Jim: Well, you know, the first performance was a little off. But I really think they hit their stride in the second show. Um, might even bring my parents tomorrow to the matinee. Oh excuse me. It’s my favorite part.

Dwight: They found the castle, Michael.
Michael: Damn it.

Jim: He’s going to kill himself pretending to kill himself.

Jim: Hey, Michael, don’t jump on the bouncy castle.

Dwight: It’s a Repliee Q1 Expo female robot. They’re only available in Japan.
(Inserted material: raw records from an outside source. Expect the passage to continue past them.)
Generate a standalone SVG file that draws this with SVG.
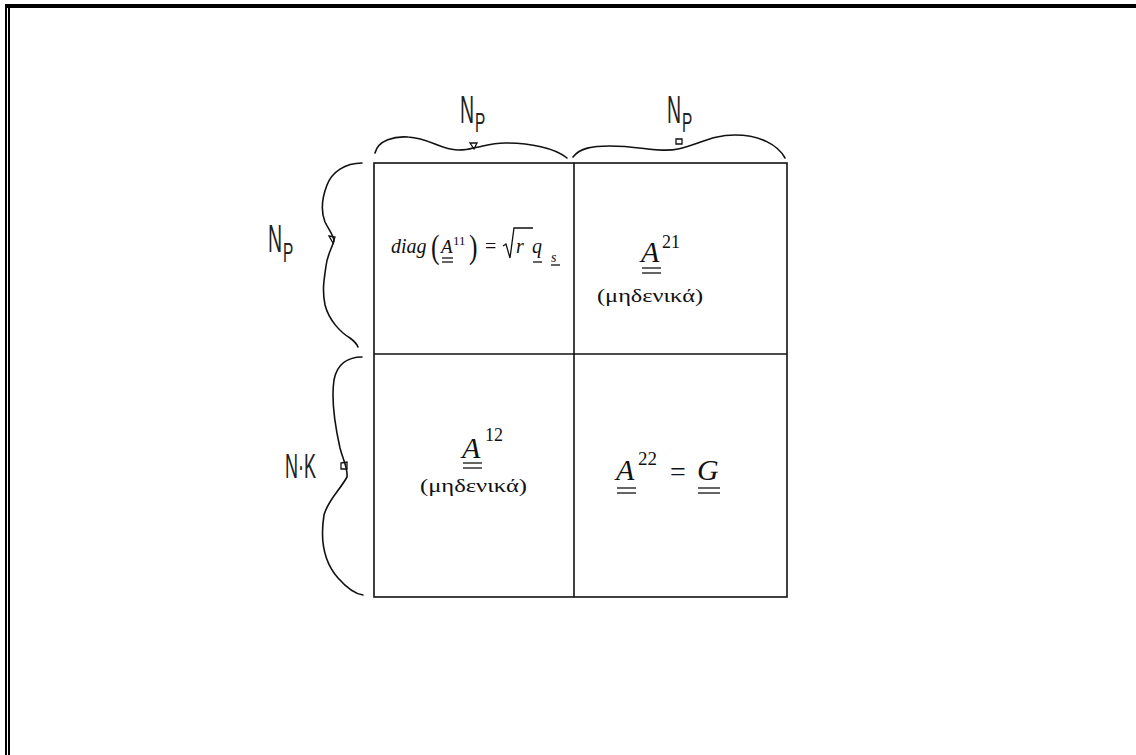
<svg xmlns="http://www.w3.org/2000/svg" width="1136" height="755" viewBox="0 0 1136 755">
<style>
.brace{fill:none;stroke:#111;stroke-width:1.6;stroke-linejoin:round;stroke-linecap:round}
.tick{fill:none;stroke:#111;stroke-width:1.3}
.lbl{font-family:"Liberation Sans",Arial,sans-serif;fill:#222}
.m{font-family:"Liberation Serif","Times New Roman",serif;fill:#111}
.i{font-style:italic}
.ul{stroke:#111;stroke-width:1.3}
</style>
<rect width="1136" height="755" fill="#fff"/>
<g id="frame">
<rect x="5" y="4" width="1131" height="4" fill="#000"/>
<rect x="5" y="4" width="2" height="751" fill="#000"/>
<rect x="8" y="8" width="2" height="747" fill="#000"/>
</g>
<g id="grid" fill="none" stroke="#111" stroke-width="1.6">
<rect x="374" y="163" width="413" height="434"/>
<line x1="574" y1="163" x2="574" y2="597"/>
<line x1="374" y1="354" x2="787" y2="354"/>
</g>
<g id="connectors">
<path class="brace" d="M375,153 C378,140 395,136 408,137 C430,138 440,150 458,150 C466,150 470,149 473,148 C482,147 490,143 505,143 C530,143 555,148 567,158"/>
<path class="tick" d="M470,143 L477,143 L474,149 Z"/>
<path class="brace" d="M573,157 C580,148 592,146 610,146 C640,146 660,153 678,149 C700,144 712,135 735,135 C760,135 778,145 785,158"/>
<path class="tick" d="M676,139 L682,139 L682,144 L676,144 Z"/>
<path class="brace" d="M362,163 C345,163 332,172 327,185 C322,198 321,212 325,222 C329,230 334,236 334,241 C331,250 327,256 326,266 C324,280 322,290 325,305 C329,320 340,332 350,338 C354,341 357,344 358,347"/>
<path class="tick" d="M329,236 L335,237 L333,243 Z"/>
<path class="brace" d="M362,357 C348,357 337,364 334,380 C331,400 336,430 340,448 C343,460 348,468 347,477 C340,490 328,500 324,515 C320,540 324,562 338,578 C346,587 355,594 363,595"/>
<path class="tick" d="M341,463 L347,462 L347,469 L341,469 Z"/>
</g>
<g id="label-top-left">
<text class="lbl" transform="translate(460,123) scale(0.5,1)" font-size="39">N</text>
<text class="lbl" transform="translate(475,132) scale(0.55,1)" font-size="28">P</text>
</g>
<g id="label-top-right">
<text class="lbl" transform="translate(667,123) scale(0.5,1)" font-size="39">N</text>
<text class="lbl" transform="translate(682,132) scale(0.55,1)" font-size="28">P</text>
</g>
<g id="label-left-top">
<text class="lbl" transform="translate(268,252) scale(0.5,1)" font-size="39">N</text>
<text class="lbl" transform="translate(283,262) scale(0.55,1)" font-size="28">P</text>
</g>
<g id="label-left-bottom">
<text class="lbl" transform="translate(285,478) scale(0.5,1)" font-size="36">N·K</text>
</g>
<g id="cell-11">
<text class="m i" x="391" y="253" font-size="20">diag</text>
<text class="m" transform="translate(431,258) scale(0.75,1)" font-size="34">(</text>
<text class="m i" x="441" y="253" font-size="19">A</text>
<line class="ul" x1="442" y1="258" x2="453" y2="258"/>
<line class="ul" x1="442" y1="262" x2="453" y2="262"/>
<text class="m" x="453" y="245" font-size="13">11</text>
<text class="m" transform="translate(469,258) scale(0.75,1)" font-size="34">)</text>
<text class="m" x="485" y="253" font-size="20">=</text>
<path d="M503,246 L506,244 L510,258 L514,228 L533,228" fill="none" stroke="#111" stroke-width="1.3"/>
<text class="m i" x="516" y="253" font-size="20">r</text>
<text class="m i" x="532" y="253" font-size="20">q</text>
<line class="ul" x1="533" y1="262" x2="542" y2="262"/>
<text class="m i" x="551" y="262" font-size="14">s</text>
<line class="ul" x1="551" y1="265" x2="560" y2="265"/>
</g>
<g id="cell-21">
<text class="m i" x="641" y="262" font-size="30">A</text>
<line class="ul" x1="642" y1="268" x2="661" y2="268"/>
<line class="ul" x1="642" y1="273" x2="661" y2="273"/>
<text class="m" x="662" y="248" font-size="18">21</text>
<text class="m" x="597" y="302" font-size="18" textLength="106" lengthAdjust="spacingAndGlyphs">(μηδενικά)</text>
</g>
<g id="cell-12">
<text class="m i" x="462" y="458" font-size="30">A</text>
<line class="ul" x1="463" y1="463" x2="482" y2="463"/>
<line class="ul" x1="463" y1="468" x2="482" y2="468"/>
<text class="m" x="485" y="441" font-size="18">12</text>
<text class="m" x="420" y="492" font-size="18" textLength="107" lengthAdjust="spacingAndGlyphs">(μηδενικά)</text>
</g>
<g id="cell-22">
<text class="m i" x="616" y="480" font-size="30">A</text>
<line class="ul" x1="617" y1="488" x2="636" y2="488"/>
<line class="ul" x1="617" y1="493" x2="636" y2="493"/>
<text class="m" x="638" y="465" font-size="19">22</text>
<text class="m" x="670" y="481" font-size="28">=</text>
<text class="m i" x="697" y="480" font-size="30">G</text>
<line class="ul" x1="698" y1="488" x2="720" y2="488"/>
<line class="ul" x1="698" y1="493" x2="720" y2="493"/>
</g>
</svg>
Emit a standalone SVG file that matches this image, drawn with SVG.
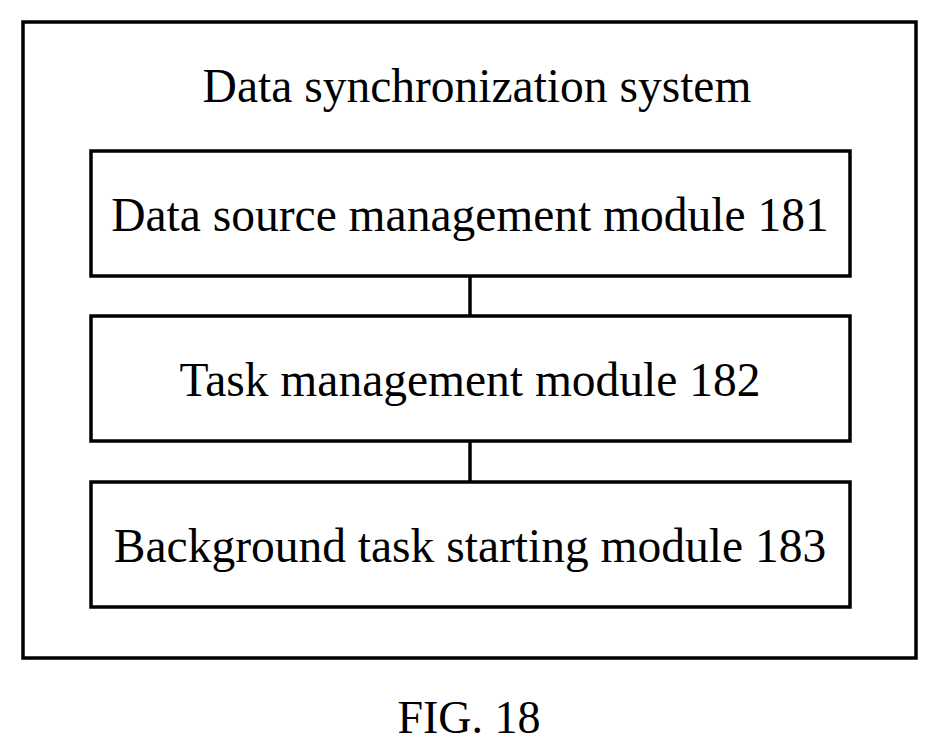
<svg xmlns="http://www.w3.org/2000/svg" width="939" height="755" viewBox="0 0 939 755">
<style>
.b{fill:#fff;stroke:#000;stroke-width:3.5}
.t{font-family:"Liberation Serif",serif;font-size:47.5px;text-anchor:middle;fill:#000}
.c{stroke:#000;stroke-width:3.5}
</style>
<rect width="939" height="755" fill="#fff"/>
<g id="system"><rect class="b" x="23" y="22" width="893" height="636"/>
<text class="t" x="477" y="102">Data synchronization system</text></g>
<g id="connectors"><line class="c" x1="470" y1="276" x2="470" y2="316"/><line class="c" x1="470" y1="441" x2="470" y2="482"/></g>
<g id="m181"><rect class="b" x="91" y="151" width="759" height="125"/><text class="t" x="470" y="231">Data source management module 181</text></g>
<g id="m182"><rect class="b" x="91" y="316" width="759" height="125"/><text class="t" x="470" y="396">Task management module 182</text></g>
<g id="m183"><rect class="b" x="91" y="482" width="759" height="125"/><text class="t" x="470" y="562">Background task starting module 183</text></g>
<text class="t" x="469" y="733" style="font-size:46px">FIG. 18</text>
</svg>
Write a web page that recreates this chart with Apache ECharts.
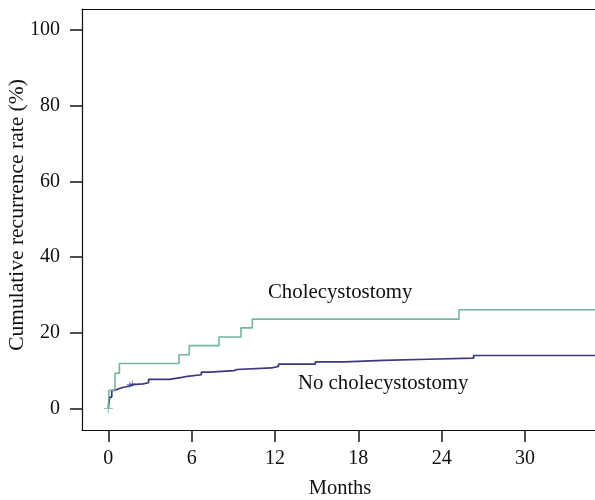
<!DOCTYPE html>
<html>
<head>
<meta charset="utf-8">
<script src="https://cdn.jsdelivr.net/npm/echarts@6/dist/echarts.min.js"></script>
<style>html,body{margin:0;padding:0;background:#fff}#c{width:595px;height:500px}</style>
</head>
<body>
<div id="c"></div>
<script>
// Data (months, cumulative recurrence %)
const cholecystostomyTimes  = [0, 0.05, 0.48, 0.8, 5.09, 5.83, 7.97, 9.55, 10.37, 25.25, 35.1];
const cholecystostomyValues = [0, 4.8, 9.3, 11.9, 14.2, 16.6, 18.9, 21.3, 23.6, 26.1, 26.1];
const noCholeTimes  = [0, 0.1, 0.25, 0.5, 0.75, 1.1, 1.5, 1.8, 2.5, 2.9, 4.4, 5.3, 5.7, 6.7, 7.3, 9.05, 9.25, 11.75, 12.25, 14.9, 17.0, 19.8, 23.0, 26.3, 35.1];
const noCholeValues = [0, 3.0, 4.8, 5.2, 5.6, 5.9, 6.3, 6.5, 6.8, 7.7, 8.2, 8.5, 8.9, 9.6, 10.0, 10.3, 10.7, 11.1, 11.7, 12.3, 12.7, 13.0, 13.3, 14.0, 14.0];
const censorCholeTimes = [0];
const censorCholeValues = [0];
const censorNoCholeTimes = [1.55, 1.75];
const censorNoCholeValues = [6.3, 6.5];
const xTicks = [0, 6, 12, 18, 24, 30];
const yTicks = [0, 20, 40, 60, 80, 100];
const labelChole = 'Cholecystostomy';
const labelNoChole = 'No cholecystostomy';
const xName = 'Months';
const yName = 'Cumulative recurrence rate (%)';

const green = '#72b898';
const navy = '#3a387e';
const font = 'Liberation Serif';
const zip = (a, b) => a.map((v, i) => [v, b[i]]);
const plus = 'path://M-0.12,-1H0.12V-0.12H1V0.12H0.12V1H-0.12V0.12H-1V-0.12H-0.12Z';
const boxLine = {show: true, onZero: false, lineStyle: {color: '#111', width: 1.2}};

const chart = echarts.init(document.getElementById('c'), null, {renderer: 'canvas'});
chart.setOption({
  animation: false,
  backgroundColor: '#fff',
  textStyle: {fontFamily: font},
  grid: {left: 82, top: 9, right: 0, bottom: 70, show: false, containLabel: false},
  xAxis: [{
    type: 'value', position: 'bottom', min: -1.893, max: 35.04,
    axisLine: boxLine,
    splitLine: {show: false},
    axisTick: {show: true, inside: false, length: 12, customValues: xTicks, lineStyle: {color: '#222', width: 1.6}},
    axisLabel: {customValues: xTicks, margin: 19, fontFamily: font, fontSize: 20, color: '#111'}
  }, {
    type: 'value', position: 'top', min: -1.893, max: 35.04,
    axisLine: boxLine, axisTick: {show: false}, axisLabel: {show: false}, splitLine: {show: false}
  }],
  yAxis: {
    type: 'value', position: 'left', min: -5.7, max: 105.6,
    axisLine: boxLine,
    splitLine: {show: false},
    axisTick: {show: true, inside: false, length: 12, customValues: yTicks, lineStyle: {color: '#222', width: 1.6}},
    axisLabel: {customValues: yTicks, margin: 22, fontFamily: font, fontSize: 20, color: '#111'}
  },
  series: [
    {type: 'line', step: 'end', data: zip(cholecystostomyTimes, cholecystostomyValues), showSymbol: false, lineStyle: {color: green, width: 1.6}, z: 3},
    {type: 'line', step: 'end', data: zip(noCholeTimes, noCholeValues), showSymbol: false, lineStyle: {color: navy, width: 1.7}, z: 2},
    {type: 'scatter', data: zip(censorCholeTimes, censorCholeValues), symbol: plus, symbolSize: 9, itemStyle: {color: green}, z: 4},
    {type: 'scatter', data: zip(censorNoCholeTimes, censorNoCholeValues), symbol: plus, symbolSize: 6, itemStyle: {color: navy}, z: 4}
  ],
  graphic: [
    {type: 'text', x: 268, y: 293, style: {text: labelChole, font: '20.8px "' + font + '"', fill: '#111', align: 'left', verticalAlign: 'middle'}},
    {type: 'text', x: 298, y: 384, style: {text: labelNoChole, font: '20.8px "' + font + '"', fill: '#111', align: 'left', verticalAlign: 'middle'}},
    {type: 'text', x: 340, y: 489, style: {text: xName, font: '20.5px "' + font + '"', fill: '#111', align: 'center', verticalAlign: 'middle'}},
    {type: 'text', x: 17, y: 215, rotation: Math.PI / 2, style: {text: yName, font: '21.5px "' + font + '"', fill: '#111', align: 'center', verticalAlign: 'middle'}}
  ]
});
</script>
</body>
</html>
Darryl: What about Jan? Lovely, lovely, lovely, Jan, man. It’s goin’ good, right?
Michael: It’s complicated with Jan. And I don’t know where I stand or what I want. The sex isn’t nearly as good as it used to be.
Darryl: Mike, you’re a very brave man. I mean, it takes courage just to be you. To get out of bed every single day knowing full well you gotta be you.
Michael: You really mean that?
Darryl: I couldn’t do it. I ain’t that strong and I ain’t that brave.
Michael: I’m braver than you?
Darryl: Way braver! You Braveheart, man.
Michael: I Braveheart. I am.
Darryl: Come on down, okay?
Michael: Okay. Pam, I’m coming down to get my present.

Michael: I saved a life — my own. Am I a hero? I really can’t say. But, yes.